▶ _Required work_
Every line of the listing must be reproduced as it stands. Leave the images behind.

▶ _Given material_
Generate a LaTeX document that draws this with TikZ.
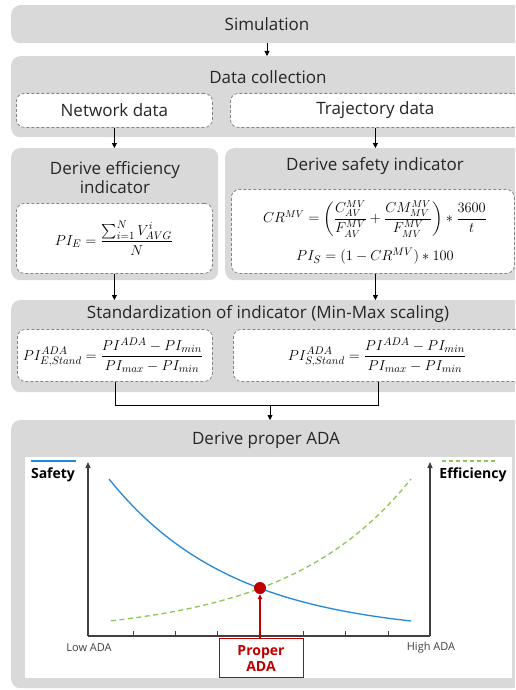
\documentclass[tikz,border=0pt]{standalone}
\usepackage{amsmath}
\usepackage{fontspec}
\setmainfont{Open Sans}
\usetikzlibrary{arrows.meta,calc}
\definecolor{boxgrey}{HTML}{D9D9D9}
\definecolor{dashgrey}{HTML}{858585}
\definecolor{txt}{HTML}{262626}
\definecolor{axgrey}{HTML}{404040}
\definecolor{sblue}{HTML}{2389DA}
\definecolor{egreen}{HTML}{8DC656}
\definecolor{pred}{HTML}{C00000}
\begin{document}
\begin{tikzpicture}[x=1pt,y=-1pt,
  greybox/.style={fill=boxgrey, rounded corners=9pt, inner sep=0pt, anchor=north west},
  dashbox/.style={draw=dashgrey, dash pattern=on 3pt off 2pt, fill=white, rounded corners=8pt, line width=0.8pt, inner sep=0pt, anchor=north west},
  ttl/.style={font=\fontsize{17}{20}\selectfont, text=txt, align=center, inner sep=0pt},
  fml/.style={font=\fontsize{15}{18}\selectfont, text=black, inner sep=0pt},
  arr/.style={-{Triangle[length=5pt,width=5pt]}, line width=0.8pt, draw=black},
  axis/.style={line width=1.1pt, draw=axgrey},
  small/.style={font=\fontsize{11}{13}\selectfont, text=axgrey, inner sep=0pt},
  leg/.style={font=\fontsize{14}{16}\selectfont\bfseries, text=black, inner sep=0pt}]
\useasboundingbox (0,0) rectangle (515,690);
\clip (0,0) rectangle (515,690);
% --- Simulation
\node[greybox, minimum width=530, minimum height=38] (sim) at (11,5) {};
\node[ttl] (simt) at (267,24) {Simulation};
% --- Data collection
\node[greybox, minimum width=530, minimum height=81] (dc) at (11,56) {};
\node[ttl] (dct) at (268,77) {Data collection};
\node[dashbox, ttl, minimum width=196, minimum height=34] (netbox) at (16,93) {Network data};
\node[dashbox, ttl, minimum width=290, minimum height=34] (trajbox) at (230,93) {Trajectory data};
\draw[arr] (simt |- sim.south) -- (simt |- dc.north);
% --- Efficiency
\node[greybox, minimum width=207, minimum height=132] (eff) at (11,148) {};
\node[ttl] (efft) at (115,178) {Derive efficiency\\[-1pt]indicator};
\node[dashbox, minimum width=196, minimum height=70] (effin) at (16,203) {};
\node[fml] (fe) at (114,238) {$PI_E=\dfrac{\sum_{i=1}^{N}V_{AVG}^{i}}{N}$};
% --- Safety
\node[greybox, minimum width=310, minimum height=132] (saf) at (225,148) {};
\node[ttl] (saft) at (375,166) {Derive safety indicator};
\node[dashbox, minimum width=283, minimum height=84] (safin) at (231,189) {};
\node[fml, font=\fontsize{14}{17}\selectfont] (fcr) at (375,219) {$CR^{MV}=\left(\dfrac{C_{AV}^{MV}}{F_{AV}^{MV}}+\dfrac{CM_{MV}^{MV}}{F_{MV}^{MV}}\right)\ast\dfrac{3600}{t}$};
\node[fml] (fps) at (375,256) {$PI_S=(1-CR^{MV})\ast 100$};
\draw[arr] (netbox.south) -- (netbox.south |- eff.north);
\draw[arr] (trajbox.south) -- (trajbox.south |- saf.north);
% --- Standardization
\node[greybox, minimum width=530, minimum height=92] (std) at (11,300) {};
\node[ttl] (stdt) at (268,314) {Standardization of indicator (Min-Max scaling)};
\node[dashbox, minimum width=195, minimum height=52] (stdL) at (17,329) {};
\node[dashbox, minimum width=290, minimum height=52] (stdR) at (233,329) {};
\node[fml] (fsl) at (113,355) {$PI_{E,Stand}^{ADA}=\dfrac{PI^{ADA}-PI_{min}}{PI_{max}-PI_{min}}$};
\node[fml] (fsr) at (377,355) {$PI_{S,Stand}^{ADA}=\dfrac{PI^{ADA}-PI_{min}}{PI_{max}-PI_{min}}$};
\draw[arr] (effin.south) -- (effin.south |- std.north);
\draw[arr] (safin.south -| trajbox.south) -- (trajbox.south |- std.north);
% --- Derive proper ADA
\node[greybox, minimum width=530, minimum height=268] (ada) at (11,420) {};
\node[ttl] (adat) at (266,440) {Derive proper ADA};
\coordinate (mj) at (270,405);
\draw[line width=0.8pt] (stdL.south) -- (stdL.south |- mj) -- (stdR.south |- mj) -- (stdR.south);
\draw[arr] (mj) -- (mj |- ada.north);
\node[fill=white, inner sep=0pt, minimum width=487, minimum height=221, anchor=north west] (panel) at (25,457) {};
% chart
\coordinate (o) at (88,636);
\coordinate (lt) at (88,462);
\coordinate (rb) at (430,636);
\coordinate (rt) at (430,462);
\draw[axis] (o) -- (rb);
\draw[axis, -{Triangle[length=6pt,width=5pt]}] (o) -- (lt);
\draw[axis, -{Triangle[length=6pt,width=5pt]}] (rb) -- (rt);
\foreach \t in {133,175,217,303,345,388} \draw[axis, line width=0.9pt] (\t,636) -- (\t,631);
\node[small] (low) at (89,648) {Low ADA};
\node[small] (high) at (431,648) {High ADA};
\node[leg] (safl) at (53,475) {Safety};
\node[leg] (effl) at (473,475) {Efficiency};
\draw[sblue, line width=1.3pt] (31,461) -- (76,461);
\draw[egreen, line width=1.3pt, dash pattern=on 4pt off 3pt] (442,461) -- (495,461);
\draw[sblue, line width=1.3pt, smooth, samples=60, domain=109:411]
  plot (\x, {479 + 142*(1-exp(-2.416*(\x-109)/302))/0.9107});
\draw[egreen, line width=1.3pt, dash pattern=on 5pt off 3.5pt, smooth, samples=60, domain=111:411]
  plot (\x, {479 + 142*(1-exp(-2.416*(411-\x)/302))/0.9107});
\node[circle, fill=pred, minimum size=12, inner sep=0pt] (dot) at (260,588) {};
\node[draw=pred, line width=1pt, text=pred, font=\fontsize{14}{16}\selectfont\bfseries, align=center, minimum width=84, minimum height=39, inner sep=0pt, anchor=north] (prop) at (261,638) {Proper\\ADA};
\draw[pred, line width=1.2pt, -{Triangle[length=5pt,width=4.5pt]}] (prop.north -| dot) -- (dot.south);
\end{tikzpicture}
\end{document}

▶ _Problem solution_
Generate a LaTeX document that draws this with TikZ.
\documentclass[tikz,border=0pt]{standalone}
\usepackage{amsmath}
\usepackage{fontspec}
\setmainfont{Open Sans}
\usetikzlibrary{arrows.meta,calc}
\definecolor{boxgrey}{HTML}{D9D9D9}
\definecolor{dashgrey}{HTML}{858585}
\definecolor{txt}{HTML}{262626}
\definecolor{axgrey}{HTML}{404040}
\definecolor{sblue}{HTML}{2389DA}
\definecolor{egreen}{HTML}{8DC656}
\definecolor{pred}{HTML}{C00000}
\begin{document}
\begin{tikzpicture}[x=1pt,y=-1pt,
  greybox/.style={fill=boxgrey, rounded corners=9pt, inner sep=0pt, anchor=north west},
  dashbox/.style={draw=dashgrey, dash pattern=on 3pt off 2pt, fill=white, rounded corners=8pt, line width=0.8pt, inner sep=0pt, anchor=north west},
  ttl/.style={font=\fontsize{17}{20}\selectfont, text=txt, align=center, inner sep=0pt},
  fml/.style={font=\fontsize{15}{18}\selectfont, text=black, inner sep=0pt},
  arr/.style={-{Triangle[length=5pt,width=5pt]}, line width=0.8pt, draw=black},
  axis/.style={line width=1.1pt, draw=axgrey},
  small/.style={font=\fontsize{11}{13}\selectfont, text=axgrey, inner sep=0pt},
  leg/.style={font=\fontsize{14}{16}\selectfont\bfseries, text=black, inner sep=0pt}]
\useasboundingbox (0,0) rectangle (515,690);
\clip (0,0) rectangle (515,690);
% --- Simulation
\node[greybox, minimum width=530, minimum height=38] (sim) at (11,5) {};
\node[ttl] (simt) at (267,24) {Simulation};
% --- Data collection
\node[greybox, minimum width=530, minimum height=81] (dc) at (11,56) {};
\node[ttl] (dct) at (268,77) {Data collection};
\node[dashbox, ttl, minimum width=196, minimum height=34] (netbox) at (16,93) {Network data};
\node[dashbox, ttl, minimum width=290, minimum height=34] (trajbox) at (230,93) {Trajectory data};
\draw[arr] (simt |- sim.south) -- (simt |- dc.north);
% --- Efficiency
\node[greybox, minimum width=207, minimum height=132] (eff) at (11,148) {};
\node[ttl] (efft) at (115,178) {Derive efficiency\\[-1pt]indicator};
\node[dashbox, minimum width=196, minimum height=70] (effin) at (16,203) {};
\node[fml] (fe) at (114,238) {$PI_E=\dfrac{\sum_{i=1}^{N}V_{AVG}^{i}}{N}$};
% --- Safety
\node[greybox, minimum width=310, minimum height=132] (saf) at (225,148) {};
\node[ttl] (saft) at (375,166) {Derive safety indicator};
\node[dashbox, minimum width=283, minimum height=84] (safin) at (231,189) {};
\node[fml, font=\fontsize{14}{17}\selectfont] (fcr) at (375,219) {$CR^{MV}=\left(\dfrac{C_{AV}^{MV}}{F_{AV}^{MV}}+\dfrac{CM_{MV}^{MV}}{F_{MV}^{MV}}\right)\ast\dfrac{3600}{t}$};
\node[fml] (fps) at (375,256) {$PI_S=(1-CR^{MV})\ast 100$};
\draw[arr] (netbox.south) -- (netbox.south |- eff.north);
\draw[arr] (trajbox.south) -- (trajbox.south |- saf.north);
% --- Standardization
\node[greybox, minimum width=530, minimum height=92] (std) at (11,300) {};
\node[ttl] (stdt) at (268,314) {Standardization of indicator (Min-Max scaling)};
\node[dashbox, minimum width=195, minimum height=52] (stdL) at (17,329) {};
\node[dashbox, minimum width=290, minimum height=52] (stdR) at (233,329) {};
\node[fml] (fsl) at (113,355) {$PI_{E,Stand}^{ADA}=\dfrac{PI^{ADA}-PI_{min}}{PI_{max}-PI_{min}}$};
\node[fml] (fsr) at (377,355) {$PI_{S,Stand}^{ADA}=\dfrac{PI^{ADA}-PI_{min}}{PI_{max}-PI_{min}}$};
\draw[arr] (effin.south) -- (effin.south |- std.north);
\draw[arr] (safin.south -| trajbox.south) -- (trajbox.south |- std.north);
% --- Derive proper ADA
\node[greybox, minimum width=530, minimum height=268] (ada) at (11,420) {};
\node[ttl] (adat) at (266,440) {Derive proper ADA};
\coordinate (mj) at (270,405);
\draw[line width=0.8pt] (stdL.south) -- (stdL.south |- mj) -- (stdR.south |- mj) -- (stdR.south);
\draw[arr] (mj) -- (mj |- ada.north);
\node[fill=white, inner sep=0pt, minimum width=487, minimum height=221, anchor=north west] (panel) at (25,457) {};
% chart
\coordinate (o) at (88,636);
\coordinate (lt) at (88,462);
\coordinate (rb) at (430,636);
\coordinate (rt) at (430,462);
\draw[axis] (o) -- (rb);
\draw[axis, -{Triangle[length=6pt,width=5pt]}] (o) -- (lt);
\draw[axis, -{Triangle[length=6pt,width=5pt]}] (rb) -- (rt);
\foreach \t in {133,175,217,303,345,388} \draw[axis, line width=0.9pt] (\t,636) -- (\t,631);
\node[small] (low) at (89,648) {Low ADA};
\node[small] (high) at (431,648) {High ADA};
\node[leg] (safl) at (53,475) {Safety};
\node[leg] (effl) at (473,475) {Efficiency};
\draw[sblue, line width=1.3pt] (31,461) -- (76,461);
\draw[egreen, line width=1.3pt, dash pattern=on 4pt off 3pt] (442,461) -- (495,461);
\draw[sblue, line width=1.3pt, smooth, samples=60, domain=109:411]
  plot (\x, {479 + 142*(1-exp(-2.416*(\x-109)/302))/0.9107});
\draw[egreen, line width=1.3pt, dash pattern=on 5pt off 3.5pt, smooth, samples=60, domain=111:411]
  plot (\x, {479 + 142*(1-exp(-2.416*(411-\x)/302))/0.9107});
\node[circle, fill=pred, minimum size=12, inner sep=0pt] (dot) at (260,588) {};
\node[draw=pred, line width=1pt, text=pred, font=\fontsize{14}{16}\selectfont\bfseries, align=center, minimum width=84, minimum height=39, inner sep=0pt, anchor=north] (prop) at (261,638) {Proper\\ADA};
\draw[pred, line width=1.2pt, -{Triangle[length=5pt,width=4.5pt]}] (prop.north -| dot) -- (dot.south);
\end{tikzpicture}
\end{document}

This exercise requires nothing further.